Insurance: Meaning and Legal Framework | Business

In this article we will discuss about:- 1. Introduction to Insurance 2. Meaning of Insurance 3. Legal Framework for Insurance Business.

Introduction to Insurance:

There is always an element of uncertainty about the future. This compels man to take necessary steps to protect himself against unforeseen calamities. Man is always fighting for safety since the early age of life. Man’s life has to face calamities in different forms. Whether certain or uncertain, all future events are collectively known as “risk”. 


We can say that life and property re exposed to various types of risks. The business of insurance comes to the rescue of man and protects him against risks. Under an insurance contract, one party, called an insurer, undertakes to indemnify the loss caused to another party, called an insured, on the happening of a specified event, say destruction of property by fire, in consideration of a fixed periodic amount, termed premium. The document containing the terms of such a contract is known as policy and the sum with which the person or property is insured is called the amount of policy.

Meaning of Insurance:

Insurance is a co-operative device for spreading over the loss suffered by one or more persons, caused by a particular risk, over a large number of persons who agree to share the loss collectively.
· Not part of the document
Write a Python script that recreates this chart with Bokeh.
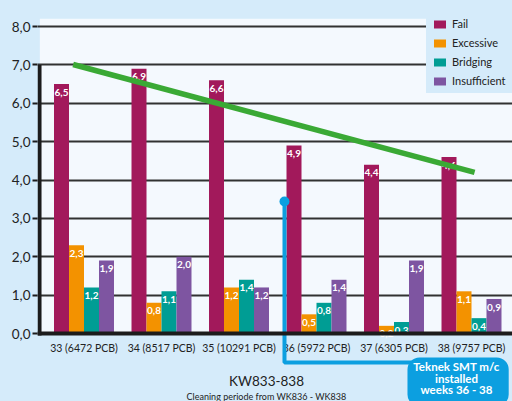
import numpy as np
from bokeh.plotting import figure
from bokeh.models import (Range1d, FixedTicker, BoxAnnotation, Span, Label,
                          ColumnDataSource, GlobalInlineStyleSheet)
from bokeh.core.properties import value
from bokeh.embed import file_html
from bokeh.resources import INLINE

# ---------------- data ----------------
weeks = ["33 (6472 PCB)", "34 (8517 PCB)", "35 (10291 PCB)",
         "36 (5972 PCB)", "37 (6305 PCB)", "38 (9757 PCB)"]
fail = [6.5, 6.9, 6.6, 4.9, 4.4, 4.6]
excessive = [2.3, 0.8, 1.2, 0.5, 0.2, 1.1]
bridging = [1.2, 1.1, 1.4, 0.8, 0.3, 0.4]
insufficient = [1.9, 2.0, 1.2, 1.4, 1.9, 0.9]
series_names = ["Fail", "Excessive", "Bridging", "Insufficient"]
y_ticks = [0, 1, 2, 3, 4, 5, 6, 7, 8]
trend_values = [7.01, 4.2]          # green trend line, start / end
install_marker_value = 3.44         # blue marker top
x_title = "KW833-838"
x_subtitle = "Cleaning periode from WK836 - WK838"
callout_lines = ["Teknek SMT m/c", "installed", "weeks 36 - 38"]

# ---------------- style ----------------
FONT = "Lato"
PAGE_BG = "#d5ebfa"
PLOT_BG = "#f4f9fe"
COLORS = ["#a2195b", "#f39200", "#009d94", "#7e55a1"]
BLUE = "#0c9fe0"
GREEN = "#3aa935"
DARK = "#1c1c1c"
TEXT = "#222222"

x0, x1 = -0.6, 5.529
y0, y1 = -1.772, 8.678

p = figure(width=512, height=401, output_backend="svg", toolbar_location=None,
           x_range=Range1d(x0, x1), y_range=Range1d(y0, y1),
           x_axis_type=None, min_border_left=37, min_border_right=0,
           min_border_top=0, min_border_bottom=0)
p.background_fill_color = PAGE_BG
p.border_fill_color = PAGE_BG
p.outline_line_color = None
p.xgrid.visible = False
p.stylesheets = [GlobalInlineStyleSheet(css="body{background:%s;}" % PAGE_BG)]

# y axis
ticker = FixedTicker(ticks=y_ticks)
p.yaxis.ticker = ticker
p.yaxis.bounds = (0, 8)
p.yaxis.axis_line_color = None
p.yaxis.major_tick_in = 0
p.yaxis.major_tick_out = 5
p.yaxis.major_tick_line_width = 2
p.yaxis.major_tick_line_color = DARK
p.yaxis.minor_tick_line_color = None
p.yaxis.major_label_standoff = 2
p.yaxis.major_label_overrides = {t: f"{t},0" for t in y_ticks}
p.yaxis.major_label_text_font = FONT
p.yaxis.major_label_text_font_size = "13.5px"
p.yaxis.major_label_text_color = TEXT
p.ygrid.ticker = ticker
p.ygrid.grid_line_color = DARK
p.ygrid.grid_line_width = 2
p.ygrid.grid_line_alpha = 0.9

# plot background box
p.add_layout(BoxAnnotation(left=x0 + 0.03, right=x1, bottom=0, top=8.2,
                           fill_color=PLOT_BG, fill_alpha=1, line_color=None,
                           level="image"))

# bars
idx = np.arange(len(weeks))
w = 0.1935
offsets = [-1.5 * w, -0.5 * w, 0.5 * w, 1.5 * w]
all_series = [fail, excessive, bridging, insufficient]
for name, vals, off, col in zip(series_names, all_series, offsets, COLORS):
    src = ColumnDataSource(dict(x=idx + off, top=vals,
                                ty=[v - 0.21 for v in vals],
                                lab=[f"{v:.1f}".replace(".", ",") for v in vals]))
    p.vbar(x="x", top="top", bottom=0, width=w, source=src, fill_color=col,
           line_color=None, legend_label=name)
    p.text(x="x", y="ty", text="lab", source=src, text_color="white",
           text_font=value(FONT), text_font_style="bold", text_font_size="10px",
           text_align="center", text_baseline="middle")

# axes bars
p.add_layout(Span(location=0, dimension="width", line_color=DARK, line_width=4))
p.add_layout(BoxAnnotation(left=x0, right=x0 + 0.052, bottom=-0.05, top=7,
                           fill_color=DARK, fill_alpha=1, line_color=None))

# x tick labels
p.text(x=idx, y=[-0.39] * len(weeks), text=weeks, text_font=value(FONT),
       text_font_size="10.5px", text_color=TEXT, text_align="center",
       text_baseline="middle")

# trend line
p.line(x=[idx[0] - 0.14, idx[-1] + 0.04], y=trend_values, line_color=GREEN,
       line_width=5.5)

# installation marker
mx = 2.587
p.line(x=[mx, mx, 4.25], y=[install_marker_value, -0.756, -0.756],
       line_color=BLUE, line_width=4)
p.scatter(x=[mx], y=[install_marker_value], size=10, fill_color=BLUE,
          line_color=None)
p.add_layout(BoxAnnotation(left=4.174, right=5.48, bottom=-1.9, top=-0.625,
                           fill_color=BLUE, fill_alpha=1, line_color=None,
                           border_radius=12, level="overlay"))
for line, yy in zip(callout_lines, [-0.86, -1.16, -1.46]):
    p.add_layout(Label(x=4.806, y=yy, text=line, text_color="white",
                       text_font=FONT, text_font_style="bold",
                       text_font_size="11.5px", text_align="center",
                       text_baseline="middle", level="overlay"))

# x titles
p.add_layout(Label(x=2.355, y=-1.225, text=x_title, text_font=FONT,
                   text_font_size="13.5px", text_color=TEXT,
                   text_align="center", text_baseline="middle"))
p.add_layout(Label(x=2.355, y=-1.63, text=x_subtitle, text_font=FONT,
                   text_font_size="9px", text_color=TEXT,
                   text_align="center", text_baseline="middle"))

# legend
lg = p.legend[0]
lg.location = (389, 308)
lg.margin = 0
lg.padding = 6
lg.spacing = 6
lg.glyph_width = 15
lg.glyph_height = 10
lg.label_height = 12
lg.label_standoff = 5
lg.label_text_font = FONT
lg.label_text_font_size = "11px"
lg.label_text_color = TEXT
lg.background_fill_color = PAGE_BG
lg.background_fill_alpha = 1
lg.border_line_alpha = 0

open("out.html", "w").write(file_html(p, INLINE))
Dictionary meaning of the word “insurance” is an undertaking by a company, society or the state, to provide or safeguard against loss, provisions against sickness, death etc. in return for a regular payments called premium.

According to Patterson, “Insurance is a contract by which one party, for a compensation called the premium, assumes particular risks of the other party and promises to pay to him or his nominee a certain or ascertainable sum of money on a specified contingency”.

Types of Insurance

Legal Framework for Insurance Business:

The insurance is federal subject in India.


The primary legislations which deal with various aspects relating to accounts and audits of an insurance business areas under:

(1) The Insurance Act, 1938 (Including Insurance Rules, 1939);

(2) The Insurance Regulatory and Development Authority Act, 1999;

(3) The Insurance Regulatory and Development Authority Regulations;


(4) The Companies Act, 1956; and

(5) The General Insurance Business (Nationalisation) Act, 1972 (including Rules framed there-under)

On account of amendment in the Section 3(11) of the Income Tax Act, 1961 providing for uniform accounting year, all Insurance Companies also close their annual accounts on 31st March each year w.e.f. accounting year ending 31st March, 1989. It has also been made mandatory according to the provisions of IRDA Act, 2000.